** Begin **

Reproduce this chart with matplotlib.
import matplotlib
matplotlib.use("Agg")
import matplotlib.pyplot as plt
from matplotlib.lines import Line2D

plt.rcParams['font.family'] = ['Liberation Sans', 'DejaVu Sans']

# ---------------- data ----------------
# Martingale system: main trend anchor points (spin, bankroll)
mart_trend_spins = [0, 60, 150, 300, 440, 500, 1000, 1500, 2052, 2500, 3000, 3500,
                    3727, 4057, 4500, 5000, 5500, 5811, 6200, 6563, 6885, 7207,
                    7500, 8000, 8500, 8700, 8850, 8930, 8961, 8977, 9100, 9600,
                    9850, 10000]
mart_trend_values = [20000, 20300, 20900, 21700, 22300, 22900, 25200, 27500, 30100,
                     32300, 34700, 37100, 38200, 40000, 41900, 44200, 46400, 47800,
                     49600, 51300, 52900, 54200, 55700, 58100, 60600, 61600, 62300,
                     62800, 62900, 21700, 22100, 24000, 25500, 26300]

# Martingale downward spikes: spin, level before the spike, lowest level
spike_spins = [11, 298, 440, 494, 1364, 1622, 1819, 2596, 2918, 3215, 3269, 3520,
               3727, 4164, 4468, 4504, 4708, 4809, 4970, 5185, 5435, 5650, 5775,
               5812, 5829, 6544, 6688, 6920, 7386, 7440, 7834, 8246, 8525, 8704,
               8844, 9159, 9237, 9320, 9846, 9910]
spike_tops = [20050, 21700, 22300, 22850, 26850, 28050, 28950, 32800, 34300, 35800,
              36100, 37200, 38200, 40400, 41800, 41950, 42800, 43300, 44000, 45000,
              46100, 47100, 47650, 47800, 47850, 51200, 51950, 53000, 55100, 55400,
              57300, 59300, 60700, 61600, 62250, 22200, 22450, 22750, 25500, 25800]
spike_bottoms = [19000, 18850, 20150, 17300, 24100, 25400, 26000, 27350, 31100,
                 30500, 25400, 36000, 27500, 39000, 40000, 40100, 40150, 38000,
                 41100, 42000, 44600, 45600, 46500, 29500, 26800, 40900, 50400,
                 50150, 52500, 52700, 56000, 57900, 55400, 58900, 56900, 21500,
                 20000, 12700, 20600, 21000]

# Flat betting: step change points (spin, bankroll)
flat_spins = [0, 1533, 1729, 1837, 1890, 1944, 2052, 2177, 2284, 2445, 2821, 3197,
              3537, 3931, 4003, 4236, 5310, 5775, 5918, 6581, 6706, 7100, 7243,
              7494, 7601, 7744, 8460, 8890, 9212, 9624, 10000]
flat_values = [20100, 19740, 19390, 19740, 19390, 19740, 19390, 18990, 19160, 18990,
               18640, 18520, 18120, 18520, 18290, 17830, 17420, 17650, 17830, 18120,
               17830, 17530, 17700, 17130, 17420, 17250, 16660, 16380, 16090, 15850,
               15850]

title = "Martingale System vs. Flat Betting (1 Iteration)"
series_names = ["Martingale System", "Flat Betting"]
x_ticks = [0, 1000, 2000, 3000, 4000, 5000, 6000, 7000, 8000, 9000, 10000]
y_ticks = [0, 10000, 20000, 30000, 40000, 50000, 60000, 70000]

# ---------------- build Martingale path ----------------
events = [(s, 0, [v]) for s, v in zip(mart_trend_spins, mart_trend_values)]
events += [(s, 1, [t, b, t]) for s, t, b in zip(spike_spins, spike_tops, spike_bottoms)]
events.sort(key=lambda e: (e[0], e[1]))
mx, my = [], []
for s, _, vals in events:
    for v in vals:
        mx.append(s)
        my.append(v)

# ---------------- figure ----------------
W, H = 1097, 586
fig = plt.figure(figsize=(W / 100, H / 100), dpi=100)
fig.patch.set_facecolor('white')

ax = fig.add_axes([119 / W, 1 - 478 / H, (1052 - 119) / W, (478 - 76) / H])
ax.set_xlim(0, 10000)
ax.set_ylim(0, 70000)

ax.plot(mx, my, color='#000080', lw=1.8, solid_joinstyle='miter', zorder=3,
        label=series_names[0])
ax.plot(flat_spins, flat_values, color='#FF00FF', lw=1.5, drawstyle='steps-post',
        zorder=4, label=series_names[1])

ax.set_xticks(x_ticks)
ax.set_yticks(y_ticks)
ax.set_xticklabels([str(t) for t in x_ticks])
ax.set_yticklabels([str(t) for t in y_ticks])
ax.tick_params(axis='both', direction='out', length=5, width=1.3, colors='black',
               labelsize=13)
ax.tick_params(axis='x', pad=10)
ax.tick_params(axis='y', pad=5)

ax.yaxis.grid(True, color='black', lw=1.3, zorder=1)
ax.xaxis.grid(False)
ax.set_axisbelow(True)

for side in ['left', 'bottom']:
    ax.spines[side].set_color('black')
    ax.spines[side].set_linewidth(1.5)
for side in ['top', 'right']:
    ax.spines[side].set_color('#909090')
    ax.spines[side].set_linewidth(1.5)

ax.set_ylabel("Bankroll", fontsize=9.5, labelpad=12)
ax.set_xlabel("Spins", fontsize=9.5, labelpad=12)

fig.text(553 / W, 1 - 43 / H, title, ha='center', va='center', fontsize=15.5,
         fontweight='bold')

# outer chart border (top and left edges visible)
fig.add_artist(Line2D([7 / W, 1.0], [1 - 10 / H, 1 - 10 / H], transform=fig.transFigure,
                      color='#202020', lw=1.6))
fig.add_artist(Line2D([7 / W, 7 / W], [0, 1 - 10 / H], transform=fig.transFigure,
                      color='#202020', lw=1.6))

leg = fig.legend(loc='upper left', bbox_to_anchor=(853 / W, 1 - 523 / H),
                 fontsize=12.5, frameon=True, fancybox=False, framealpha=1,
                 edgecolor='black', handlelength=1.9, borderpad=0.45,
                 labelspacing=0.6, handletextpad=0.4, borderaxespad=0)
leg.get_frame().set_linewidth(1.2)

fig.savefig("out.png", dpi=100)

** End **

Job.
Retype the data in full and match it exactly.

Completed exercise.
Reproduce this chart with matplotlib.
import matplotlib
matplotlib.use("Agg")
import matplotlib.pyplot as plt
from matplotlib.lines import Line2D

plt.rcParams['font.family'] = ['Liberation Sans', 'DejaVu Sans']

# ---------------- data ----------------
# Martingale system: main trend anchor points (spin, bankroll)
mart_trend_spins = [0, 60, 150, 300, 440, 500, 1000, 1500, 2052, 2500, 3000, 3500,
                    3727, 4057, 4500, 5000, 5500, 5811, 6200, 6563, 6885, 7207,
                    7500, 8000, 8500, 8700, 8850, 8930, 8961, 8977, 9100, 9600,
                    9850, 10000]
mart_trend_values = [20000, 20300, 20900, 21700, 22300, 22900, 25200, 27500, 30100,
                     32300, 34700, 37100, 38200, 40000, 41900, 44200, 46400, 47800,
                     49600, 51300, 52900, 54200, 55700, 58100, 60600, 61600, 62300,
                     62800, 62900, 21700, 22100, 24000, 25500, 26300]

# Martingale downward spikes: spin, level before the spike, lowest level
spike_spins = [11, 298, 440, 494, 1364, 1622, 1819, 2596, 2918, 3215, 3269, 3520,
               3727, 4164, 4468, 4504, 4708, 4809, 4970, 5185, 5435, 5650, 5775,
               5812, 5829, 6544, 6688, 6920, 7386, 7440, 7834, 8246, 8525, 8704,
               8844, 9159, 9237, 9320, 9846, 9910]
spike_tops = [20050, 21700, 22300, 22850, 26850, 28050, 28950, 32800, 34300, 35800,
              36100, 37200, 38200, 40400, 41800, 41950, 42800, 43300, 44000, 45000,
              46100, 47100, 47650, 47800, 47850, 51200, 51950, 53000, 55100, 55400,
              57300, 59300, 60700, 61600, 62250, 22200, 22450, 22750, 25500, 25800]
spike_bottoms = [19000, 18850, 20150, 17300, 24100, 25400, 26000, 27350, 31100,
                 30500, 25400, 36000, 27500, 39000, 40000, 40100, 40150, 38000,
                 41100, 42000, 44600, 45600, 46500, 29500, 26800, 40900, 50400,
                 50150, 52500, 52700, 56000, 57900, 55400, 58900, 56900, 21500,
                 20000, 12700, 20600, 21000]

# Flat betting: step change points (spin, bankroll)
flat_spins = [0, 1533, 1729, 1837, 1890, 1944, 2052, 2177, 2284, 2445, 2821, 3197,
              3537, 3931, 4003, 4236, 5310, 5775, 5918, 6581, 6706, 7100, 7243,
              7494, 7601, 7744, 8460, 8890, 9212, 9624, 10000]
flat_values = [20100, 19740, 19390, 19740, 19390, 19740, 19390, 18990, 19160, 18990,
               18640, 18520, 18120, 18520, 18290, 17830, 17420, 17650, 17830, 18120,
               17830, 17530, 17700, 17130, 17420, 17250, 16660, 16380, 16090, 15850,
               15850]

title = "Martingale System vs. Flat Betting (1 Iteration)"
series_names = ["Martingale System", "Flat Betting"]
x_ticks = [0, 1000, 2000, 3000, 4000, 5000, 6000, 7000, 8000, 9000, 10000]
y_ticks = [0, 10000, 20000, 30000, 40000, 50000, 60000, 70000]

# ---------------- build Martingale path ----------------
events = [(s, 0, [v]) for s, v in zip(mart_trend_spins, mart_trend_values)]
events += [(s, 1, [t, b, t]) for s, t, b in zip(spike_spins, spike_tops, spike_bottoms)]
events.sort(key=lambda e: (e[0], e[1]))
mx, my = [], []
for s, _, vals in events:
    for v in vals:
        mx.append(s)
        my.append(v)

# ---------------- figure ----------------
W, H = 1097, 586
fig = plt.figure(figsize=(W / 100, H / 100), dpi=100)
fig.patch.set_facecolor('white')

ax = fig.add_axes([119 / W, 1 - 478 / H, (1052 - 119) / W, (478 - 76) / H])
ax.set_xlim(0, 10000)
ax.set_ylim(0, 70000)

ax.plot(mx, my, color='#000080', lw=1.8, solid_joinstyle='miter', zorder=3,
        label=series_names[0])
ax.plot(flat_spins, flat_values, color='#FF00FF', lw=1.5, drawstyle='steps-post',
        zorder=4, label=series_names[1])

ax.set_xticks(x_ticks)
ax.set_yticks(y_ticks)
ax.set_xticklabels([str(t) for t in x_ticks])
ax.set_yticklabels([str(t) for t in y_ticks])
ax.tick_params(axis='both', direction='out', length=5, width=1.3, colors='black',
               labelsize=13)
ax.tick_params(axis='x', pad=10)
ax.tick_params(axis='y', pad=5)

ax.yaxis.grid(True, color='black', lw=1.3, zorder=1)
ax.xaxis.grid(False)
ax.set_axisbelow(True)

for side in ['left', 'bottom']:
    ax.spines[side].set_color('black')
    ax.spines[side].set_linewidth(1.5)
for side in ['top', 'right']:
    ax.spines[side].set_color('#909090')
    ax.spines[side].set_linewidth(1.5)

ax.set_ylabel("Bankroll", fontsize=9.5, labelpad=12)
ax.set_xlabel("Spins", fontsize=9.5, labelpad=12)

fig.text(553 / W, 1 - 43 / H, title, ha='center', va='center', fontsize=15.5,
         fontweight='bold')

# outer chart border (top and left edges visible)
fig.add_artist(Line2D([7 / W, 1.0], [1 - 10 / H, 1 - 10 / H], transform=fig.transFigure,
                      color='#202020', lw=1.6))
fig.add_artist(Line2D([7 / W, 7 / W], [0, 1 - 10 / H], transform=fig.transFigure,
                      color='#202020', lw=1.6))

leg = fig.legend(loc='upper left', bbox_to_anchor=(853 / W, 1 - 523 / H),
                 fontsize=12.5, frameon=True, fancybox=False, framealpha=1,
                 edgecolor='black', handlelength=1.9, borderpad=0.45,
                 labelspacing=0.6, handletextpad=0.4, borderaxespad=0)
leg.get_frame().set_linewidth(1.2)

fig.savefig("out.png", dpi=100)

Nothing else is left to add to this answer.